## Start Records shown

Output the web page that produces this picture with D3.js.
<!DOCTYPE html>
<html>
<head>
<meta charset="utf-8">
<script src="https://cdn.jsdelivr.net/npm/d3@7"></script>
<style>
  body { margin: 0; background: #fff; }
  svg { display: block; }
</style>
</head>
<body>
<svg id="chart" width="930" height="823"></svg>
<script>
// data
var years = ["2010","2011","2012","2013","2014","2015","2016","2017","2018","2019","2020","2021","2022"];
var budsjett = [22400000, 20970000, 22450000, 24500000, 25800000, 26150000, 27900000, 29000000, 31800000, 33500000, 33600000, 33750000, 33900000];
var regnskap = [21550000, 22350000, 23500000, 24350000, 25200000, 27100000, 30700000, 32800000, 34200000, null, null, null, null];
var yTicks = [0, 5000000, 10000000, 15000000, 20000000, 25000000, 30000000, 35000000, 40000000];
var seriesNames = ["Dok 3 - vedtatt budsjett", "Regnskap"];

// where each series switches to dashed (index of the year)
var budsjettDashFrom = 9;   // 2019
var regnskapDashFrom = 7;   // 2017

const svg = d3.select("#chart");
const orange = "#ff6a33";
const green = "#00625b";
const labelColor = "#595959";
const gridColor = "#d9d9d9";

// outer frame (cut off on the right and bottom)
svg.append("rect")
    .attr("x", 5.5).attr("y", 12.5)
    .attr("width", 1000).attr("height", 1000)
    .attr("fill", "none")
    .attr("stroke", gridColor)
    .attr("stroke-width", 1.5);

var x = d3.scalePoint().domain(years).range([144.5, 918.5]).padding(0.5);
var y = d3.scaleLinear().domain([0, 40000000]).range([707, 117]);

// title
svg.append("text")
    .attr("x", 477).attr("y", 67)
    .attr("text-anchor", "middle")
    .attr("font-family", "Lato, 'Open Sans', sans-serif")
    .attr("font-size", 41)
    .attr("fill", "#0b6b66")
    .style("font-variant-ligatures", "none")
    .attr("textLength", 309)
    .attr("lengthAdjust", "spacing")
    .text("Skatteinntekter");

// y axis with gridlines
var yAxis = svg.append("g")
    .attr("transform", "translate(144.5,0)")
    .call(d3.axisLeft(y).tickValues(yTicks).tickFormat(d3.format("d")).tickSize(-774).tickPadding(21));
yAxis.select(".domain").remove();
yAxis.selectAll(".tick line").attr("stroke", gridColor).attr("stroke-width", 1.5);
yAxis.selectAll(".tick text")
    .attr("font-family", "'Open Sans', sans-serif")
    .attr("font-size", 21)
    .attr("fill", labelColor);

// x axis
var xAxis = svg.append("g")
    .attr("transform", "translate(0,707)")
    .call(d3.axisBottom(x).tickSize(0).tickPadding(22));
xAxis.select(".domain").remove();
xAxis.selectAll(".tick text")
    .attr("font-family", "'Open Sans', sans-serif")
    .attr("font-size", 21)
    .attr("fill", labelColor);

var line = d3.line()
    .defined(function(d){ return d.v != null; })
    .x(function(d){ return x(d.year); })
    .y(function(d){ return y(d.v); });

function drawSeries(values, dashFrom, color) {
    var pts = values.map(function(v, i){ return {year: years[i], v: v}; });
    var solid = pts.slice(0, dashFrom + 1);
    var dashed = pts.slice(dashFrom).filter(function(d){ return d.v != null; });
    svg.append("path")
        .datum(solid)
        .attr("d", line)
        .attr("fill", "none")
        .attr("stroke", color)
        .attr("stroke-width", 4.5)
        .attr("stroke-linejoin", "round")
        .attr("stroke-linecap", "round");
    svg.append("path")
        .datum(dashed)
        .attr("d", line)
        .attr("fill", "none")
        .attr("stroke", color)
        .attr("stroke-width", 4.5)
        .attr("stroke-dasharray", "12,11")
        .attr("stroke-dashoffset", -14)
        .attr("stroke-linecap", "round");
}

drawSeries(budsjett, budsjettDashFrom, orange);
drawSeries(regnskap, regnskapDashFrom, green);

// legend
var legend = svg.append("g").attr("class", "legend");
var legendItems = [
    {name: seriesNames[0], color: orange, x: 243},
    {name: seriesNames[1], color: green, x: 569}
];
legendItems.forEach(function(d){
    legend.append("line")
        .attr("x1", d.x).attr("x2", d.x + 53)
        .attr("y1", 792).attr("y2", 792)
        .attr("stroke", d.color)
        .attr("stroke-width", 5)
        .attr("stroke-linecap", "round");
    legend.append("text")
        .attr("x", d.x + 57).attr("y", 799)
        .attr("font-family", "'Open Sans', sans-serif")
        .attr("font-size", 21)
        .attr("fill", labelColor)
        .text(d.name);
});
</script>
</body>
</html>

## End Records shown
## Start Records shown

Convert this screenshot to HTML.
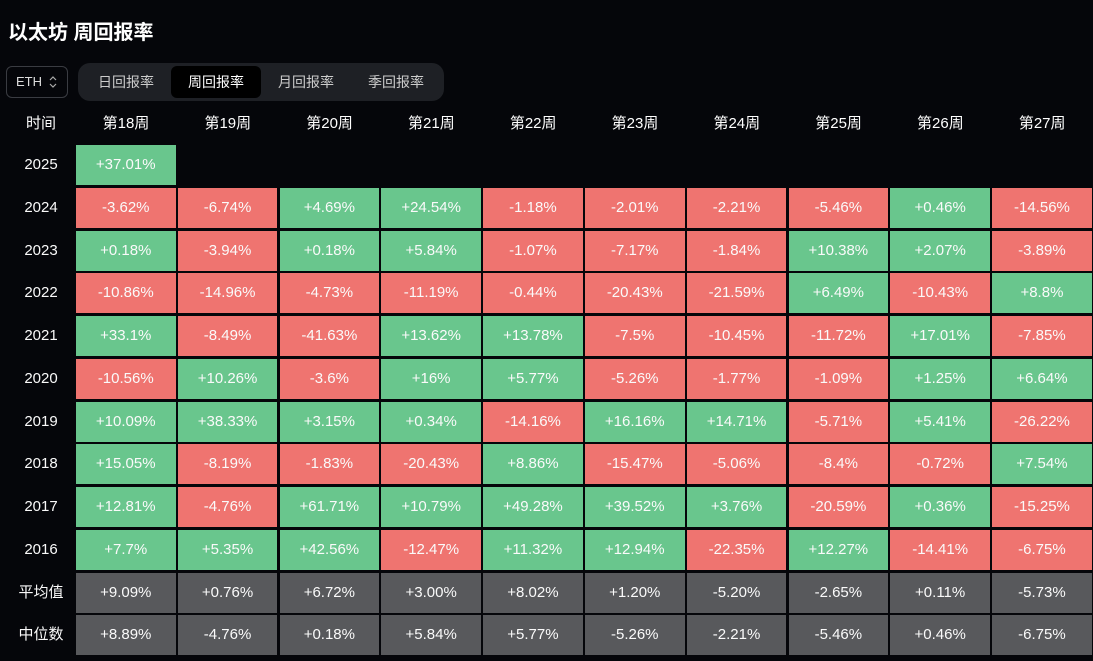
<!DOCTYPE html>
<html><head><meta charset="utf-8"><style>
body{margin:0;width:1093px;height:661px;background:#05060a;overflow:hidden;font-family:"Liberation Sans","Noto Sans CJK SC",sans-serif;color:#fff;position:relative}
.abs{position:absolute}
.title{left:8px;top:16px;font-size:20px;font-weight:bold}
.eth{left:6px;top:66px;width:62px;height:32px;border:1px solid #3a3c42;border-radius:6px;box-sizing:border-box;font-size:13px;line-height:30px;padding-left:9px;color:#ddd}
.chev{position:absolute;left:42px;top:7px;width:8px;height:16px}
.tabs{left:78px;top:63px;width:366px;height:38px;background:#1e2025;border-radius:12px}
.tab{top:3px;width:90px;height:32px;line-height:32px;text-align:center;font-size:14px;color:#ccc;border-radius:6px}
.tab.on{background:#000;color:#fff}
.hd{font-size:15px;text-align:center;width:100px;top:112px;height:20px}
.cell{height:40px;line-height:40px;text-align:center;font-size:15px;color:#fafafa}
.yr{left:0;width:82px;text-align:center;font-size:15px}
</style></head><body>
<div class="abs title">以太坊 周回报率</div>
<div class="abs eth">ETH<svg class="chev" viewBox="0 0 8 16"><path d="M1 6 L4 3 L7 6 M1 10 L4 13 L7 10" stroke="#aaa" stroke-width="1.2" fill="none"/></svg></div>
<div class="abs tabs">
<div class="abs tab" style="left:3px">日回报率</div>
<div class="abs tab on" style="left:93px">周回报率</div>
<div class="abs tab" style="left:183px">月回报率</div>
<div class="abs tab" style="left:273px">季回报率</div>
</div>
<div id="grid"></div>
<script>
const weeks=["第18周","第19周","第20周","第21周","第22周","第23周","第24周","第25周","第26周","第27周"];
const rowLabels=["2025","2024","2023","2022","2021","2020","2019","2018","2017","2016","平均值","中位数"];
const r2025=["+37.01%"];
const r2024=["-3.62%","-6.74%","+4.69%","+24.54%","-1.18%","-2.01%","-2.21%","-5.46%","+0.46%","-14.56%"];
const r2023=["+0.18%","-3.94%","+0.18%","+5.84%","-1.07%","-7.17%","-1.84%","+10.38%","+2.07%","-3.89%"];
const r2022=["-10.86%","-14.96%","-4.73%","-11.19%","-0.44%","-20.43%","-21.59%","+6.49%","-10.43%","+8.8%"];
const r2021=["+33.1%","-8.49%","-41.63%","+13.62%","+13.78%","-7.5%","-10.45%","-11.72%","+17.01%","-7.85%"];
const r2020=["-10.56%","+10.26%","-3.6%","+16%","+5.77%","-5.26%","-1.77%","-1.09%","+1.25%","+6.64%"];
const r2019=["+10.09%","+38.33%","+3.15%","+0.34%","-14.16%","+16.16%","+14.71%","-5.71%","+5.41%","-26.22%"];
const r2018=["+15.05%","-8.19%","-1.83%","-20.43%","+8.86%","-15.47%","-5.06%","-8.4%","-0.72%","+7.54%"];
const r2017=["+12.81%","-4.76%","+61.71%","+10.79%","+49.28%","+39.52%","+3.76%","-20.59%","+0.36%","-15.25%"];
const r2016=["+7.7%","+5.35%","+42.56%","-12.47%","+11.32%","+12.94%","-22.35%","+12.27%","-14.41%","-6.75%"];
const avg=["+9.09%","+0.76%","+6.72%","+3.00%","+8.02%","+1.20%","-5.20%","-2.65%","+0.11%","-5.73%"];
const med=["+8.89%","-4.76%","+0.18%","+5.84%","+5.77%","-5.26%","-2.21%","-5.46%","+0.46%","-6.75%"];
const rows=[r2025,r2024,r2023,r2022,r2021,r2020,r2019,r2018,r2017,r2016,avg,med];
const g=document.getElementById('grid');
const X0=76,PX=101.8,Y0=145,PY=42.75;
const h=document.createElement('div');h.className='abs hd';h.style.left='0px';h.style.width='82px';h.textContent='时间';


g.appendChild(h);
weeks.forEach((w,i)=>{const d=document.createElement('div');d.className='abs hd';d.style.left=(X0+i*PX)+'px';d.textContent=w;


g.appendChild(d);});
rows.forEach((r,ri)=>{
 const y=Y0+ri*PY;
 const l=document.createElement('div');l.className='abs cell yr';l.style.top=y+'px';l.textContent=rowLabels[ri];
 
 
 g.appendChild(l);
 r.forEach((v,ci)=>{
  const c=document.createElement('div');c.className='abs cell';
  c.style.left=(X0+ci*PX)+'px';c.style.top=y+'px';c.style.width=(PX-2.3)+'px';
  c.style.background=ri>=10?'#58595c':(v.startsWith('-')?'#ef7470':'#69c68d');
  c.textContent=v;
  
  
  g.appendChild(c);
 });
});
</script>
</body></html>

## End Records shown

The problem
Within the records, how many lines include "this"? The answer is the number and nothing else.

Output of the exercise
2